When I got to work, I wrote a story about a library.
I don’t remember which Oklahoma town the library was in or what the story was about—grant, fundraising, renovation, expansion—it makes no difference.
What I remember feeling was useless. In the immediate aftermath of an event that changed America, I was on deadline and writing about a library. Who cares?
I had plenty of opportunities later to write about the attacks. Unfortunately, we all did as we explored Oklahoma angles to the story.
I got more from writing about the library.
We all need a little sense of normalcy in times of trauma. We cannot wallow in the hate, anger, sadness, and despair.

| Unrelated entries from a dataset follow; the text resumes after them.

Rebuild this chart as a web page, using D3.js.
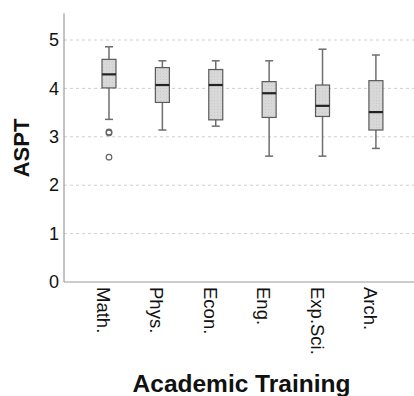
<!DOCTYPE html>
<html>
<head>
<meta charset="utf-8">
<script src="https://cdn.jsdelivr.net/npm/d3@7"></script>
<style>
  body { margin: 0; background: #fff; }
  text { font-family: "Liberation Sans", Arial, sans-serif; }
</style>
</head>
<body>
<script>
// values
var categories = ['Math.', 'Phys.', 'Econ.', 'Eng.', 'Exp.Sci.', 'Arch.']
var whiskerLow = [3.36, 3.14, 3.22, 2.60, 2.60, 2.76]
var q1 = [4.01, 3.71, 3.35, 3.40, 3.42, 3.14]
var medians = [4.29, 4.07, 4.07, 3.90, 3.64, 3.51]
var q3 = [4.60, 4.43, 4.39, 4.14, 4.07, 4.16]
var whiskerHigh = [4.86, 4.57, 4.57, 4.57, 4.81, 4.69]
var outlierCat = ['Math.', 'Math.', 'Math.']
var outlierVal = [3.10, 3.08, 2.58]
var yTicks = [0, 1, 2, 3, 4, 5]

var data = categories.map(function (c, i) {
  return { cat: c, lo: whiskerLow[i], q1: q1[i], med: medians[i], q3: q3[i], hi: whiskerHigh[i] }
})

var W = 414, H = 396
var svg = d3.select('body').append('svg')
  .attr('width', W)
  .attr('height', H)

var x = d3.scaleBand()
  .domain(categories)
  .range([82.3, 402.6])
var y = d3.scaleLinear()
  .domain([0, 5])
  .range([282, 40])

var left = 64
var boxW = 14, capW = 8
function cx(c) { return x(c) + x.bandwidth() / 2 }

// texture for the box fill
var defs = svg.append('defs')
var pat = defs.append('pattern')
  .attr('id', 'dots')
  .attr('width', 3).attr('height', 3)
  .attr('patternUnits', 'userSpaceOnUse')
pat.append('rect').attr('width', 3).attr('height', 3).attr('fill', '#d8d8d8')
pat.append('rect').attr('x', 1).attr('y', 1).attr('width', 1).attr('height', 1).attr('fill', '#cacaca')

// gridlines
svg.append('g')
  .selectAll('line')
  .data(yTicks.filter(function (t) { return t > 0 }))
  .enter()
  .append('line')
    .attr('x1', left)
    .attr('x2', W)
    .attr('y1', function (d) { return y(d) })
    .attr('y2', function (d) { return y(d) })
    .attr('stroke', '#cfcfcf')
    .attr('stroke-dasharray', '3,3')

// axes
var yAxis = d3.axisLeft(y)
  .tickValues(yTicks)
  .tickFormat(d3.format('d'))
  .tickSize(0)
  .tickPadding(5)
var gy = svg.append('g')
  .attr('transform', 'translate(' + left + ',0)')
  .call(yAxis)
gy.select('.domain').remove()
gy.selectAll('text')
  .attr('font-size', '18px')
  .attr('fill', '#111')
  .style('font-family', '"Liberation Sans", Arial, sans-serif')

svg.append('line')
  .attr('x1', left).attr('x2', left)
  .attr('y1', y(0)).attr('y2', y(5.55))
  .attr('stroke', '#888')
svg.append('line')
  .attr('x1', left).attr('x2', W)
  .attr('y1', y(0)).attr('y2', y(0))
  .attr('stroke', '#999')

// boxes
var g = svg.selectAll('.box')
  .data(data)
  .enter()
  .append('g')
    .attr('class', 'box')

g.append('line')
  .attr('x1', function (d) { return cx(d.cat) })
  .attr('x2', function (d) { return cx(d.cat) })
  .attr('y1', function (d) { return y(d.lo) })
  .attr('y2', function (d) { return y(d.hi) })
  .attr('stroke', '#6e6e6e')
  .attr('stroke-width', 1.5)

g.selectAll('.cap')
  .data(function (d) { return [{ cat: d.cat, v: d.lo }, { cat: d.cat, v: d.hi }] })
  .enter()
  .append('line')
    .attr('class', 'cap')
    .attr('x1', function (d) { return cx(d.cat) - capW / 2 })
    .attr('x2', function (d) { return cx(d.cat) + capW / 2 })
    .attr('y1', function (d) { return y(d.v) })
    .attr('y2', function (d) { return y(d.v) })
    .attr('stroke', '#6e6e6e')
    .attr('stroke-width', 1.5)

g.append('rect')
  .attr('x', function (d) { return cx(d.cat) - boxW / 2 })
  .attr('y', function (d) { return y(d.q3) })
  .attr('width', boxW)
  .attr('height', function (d) { return y(d.q1) - y(d.q3) })
  .attr('fill', 'url(#dots)')
  .attr('stroke', '#5a5a5a')
  .attr('stroke-width', 1.2)

g.append('line')
  .attr('x1', function (d) { return cx(d.cat) - boxW / 2 })
  .attr('x2', function (d) { return cx(d.cat) + boxW / 2 })
  .attr('y1', function (d) { return y(d.med) })
  .attr('y2', function (d) { return y(d.med) })
  .attr('stroke', '#222')
  .attr('stroke-width', 2.2)

// outliers
svg.selectAll('.outlier')
  .data(outlierVal)
  .enter()
  .append('circle')
    .attr('class', 'outlier')
    .attr('cx', function (d, i) { return cx(outlierCat[i]) })
    .attr('cy', function (d) { return y(d) })
    .attr('r', 2.8)
    .attr('fill', 'none')
    .attr('stroke', '#666')
    .attr('stroke-width', 1.2)

// category labels
svg.selectAll('.cat')
  .data(categories)
  .enter()
  .append('text')
    .attr('class', 'cat')
    .attr('transform', function (d) { return 'translate(' + (cx(d) - 12) + ',287) rotate(90)' })
    .attr('font-size', '18.5px')
    .attr('fill', '#111')
    .text(function (d) { return d })

// axis titles
svg.append('text')
  .attr('transform', 'translate(29,148) rotate(-90)')
  .attr('text-anchor', 'middle')
  .attr('font-size', '22px')
  .attr('font-weight', 'bold')
  .attr('fill', '#111')
  .text('ASPT')

svg.append('text')
  .attr('x', 241.5)
  .attr('y', 392)
  .attr('text-anchor', 'middle')
  .attr('font-size', '24.5px')
  .attr('font-weight', 'bold')
  .attr('fill', '#111')
  .text('Academic Training')
</script>
</body>
</html>
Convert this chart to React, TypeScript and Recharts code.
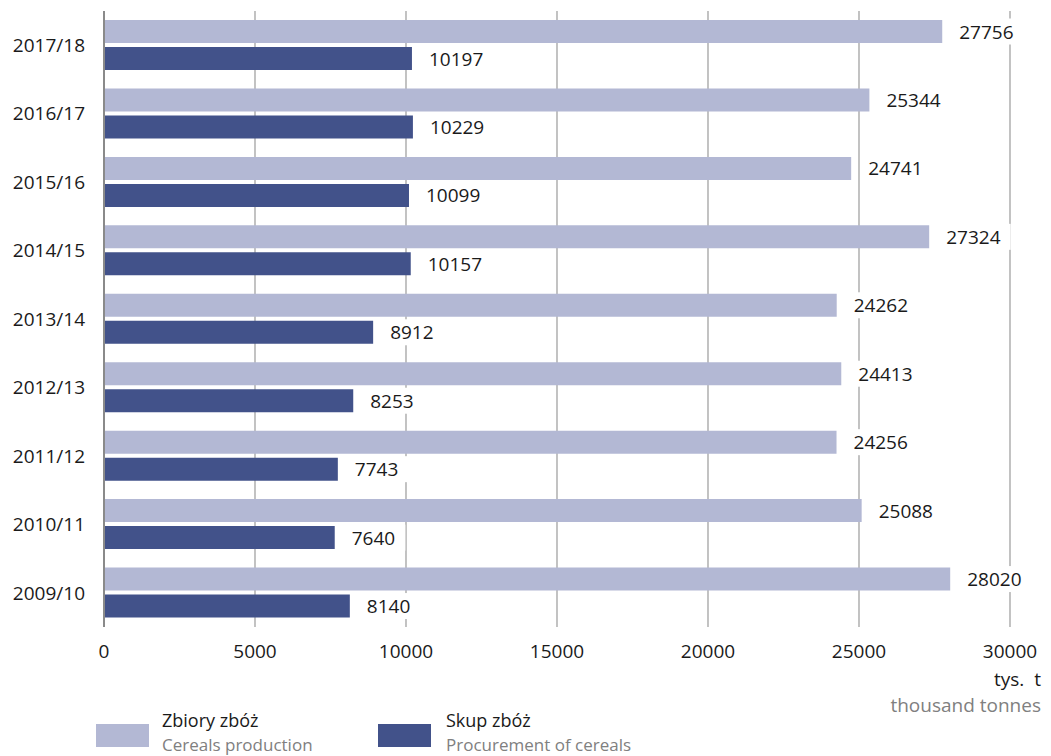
import React from 'react';
import { BarChart, Bar, XAxis, YAxis, CartesianGrid, LabelList } from 'recharts';

const years = ['2017/18', '2016/17', '2015/16', '2014/15', '2013/14', '2012/13', '2011/12', '2010/11', '2009/10'];
const production = [27756, 25344, 24741, 27324, 24262, 24413, 24256, 25088, 28020];
const procurement = [10197, 10229, 10099, 10157, 8912, 8253, 7743, 7640, 8140];
const xTicks = [0, 5000, 10000, 15000, 20000, 25000, 30000];

const seriesNames = ['Zbiory zbóż', 'Skup zbóż'];
const seriesNamesEn = ['Cereals production', 'Procurement of cereals'];
const unitPl = 'tys.\u00a0 t';
const unitEn = 'thousand tonnes';

const LIGHT = '#b3b8d4';
const DARK = '#42528a';
const FONT = '"Open Sans", sans-serif';

const data = years.map((y, i) => ({ year: y, production: production[i], procurement: procurement[i] }));

const ValueLabel = (props: any) => {
  const { x, y, width, height, value } = props;
  const tx = x + width + 17;
  const cy = y + height / 2;
  const s = String(value);
  const tw = s.length * 10.9;
  return (
    <g>
      <rect x={tx - 8} y={cy - 13} width={tw + 18} height={26} fill="#ffffff" />
      <text x={tx} y={cy} dominantBaseline="central" fontSize={19} fontFamily={FONT} fill="#1a1a1a">
        {s}
      </text>
    </g>
  );
};

export default function App() {
  return (
    <div style={{ position: 'absolute', left: 0, top: 0, width: 1051, height: 756, background: '#fff', overflow: 'hidden' }}>
      <BarChart
        width={1051}
        height={756}
        data={data}
        layout="vertical"
        margin={{ top: 11, right: 41, left: 0, bottom: 99 }}
        barSize={23}
        barGap={4}
      >
        <CartesianGrid horizontal={false} vertical={true} stroke="#9a9a9a" strokeWidth={1.2} />
        <XAxis
          type="number"
          domain={[0, 30000]}
          ticks={xTicks}
          axisLine={false}
          tickLine={false}
          tickSize={0}
          tickMargin={18}
          height={30}
          interval={0}
          tick={{ fontSize: 19, fontFamily: FONT, fill: '#1a1a1a' }}
        />
        <YAxis
          type="category"
          dataKey="year"
          width={104}
          axisLine={{ stroke: '#8a8a8a', strokeWidth: 2 }}
          tickLine={false}
          tickSize={0}
          tickMargin={19}
          interval={0}
          tick={{ fontSize: 19, fontFamily: FONT, fill: '#1a1a1a' }}
        />
        <Bar dataKey="production" fill={LIGHT} isAnimationActive={false}>
          <LabelList dataKey="production" content={ValueLabel} />
        </Bar>
        <Bar dataKey="procurement" fill={DARK} isAnimationActive={false}>
          <LabelList dataKey="procurement" content={ValueLabel} />
        </Bar>
      </BarChart>
      <svg width={1051} height={756} style={{ position: 'absolute', left: 0, top: 0, pointerEvents: 'none' }}>
        <text x={1041} y={686} textAnchor="end" fontSize={19} fontFamily={FONT} fill="#1a1a1a">{unitPl}</text>
        <text x={1041} y={712} textAnchor="end" fontSize={19} fontFamily={FONT} fill="#808080">{unitEn}</text>
        <rect x={96} y={724} width={53} height={23} fill={LIGHT} />
        <text x={162} y={727} fontSize={18} fontFamily={FONT} fill="#1a1a1a">{seriesNames[0]}</text>
        <text x={162} y={751} fontSize={17} fontFamily={FONT} fill="#808080">{seriesNamesEn[0]}</text>
        <rect x={378} y={724} width={53} height={23} fill={DARK} />
        <text x={446} y={727} fontSize={18} fontFamily={FONT} fill="#1a1a1a">{seriesNames[1]}</text>
        <text x={446} y={751} fontSize={17} fontFamily={FONT} fill="#808080">{seriesNamesEn[1]}</text>
      </svg>
    </div>
  );
}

My memory of writing about that library is the reason I don’t stop my regularly scheduled tweets when a tragedy occurs.
I have been criticized in the past for not pausing my scheduled tweets when a traumatic event occurs. I’ll take the criticism.
I’m not insensitive to others’ suffering. Rather, I chose to tweet regularly to create a sense of normalcy in an otherwise abnormal time.
To put it in more hopeless terms, when is there not a tragedy happening?
If we only released and consumed information about tragedies—domestic and international—when they occurred, that’s all we’d ever see.
We could read about death and destruction all day, every day. In fact, that’s some of what is turning some of us away from mainstream news and social media right now. It seems everywhere you look there is another report of sexual assault or another shooting.
Business as usual isn’t a lack of respect for these tragic happenings.
It’s the understanding that sometimes we just need to read about a library.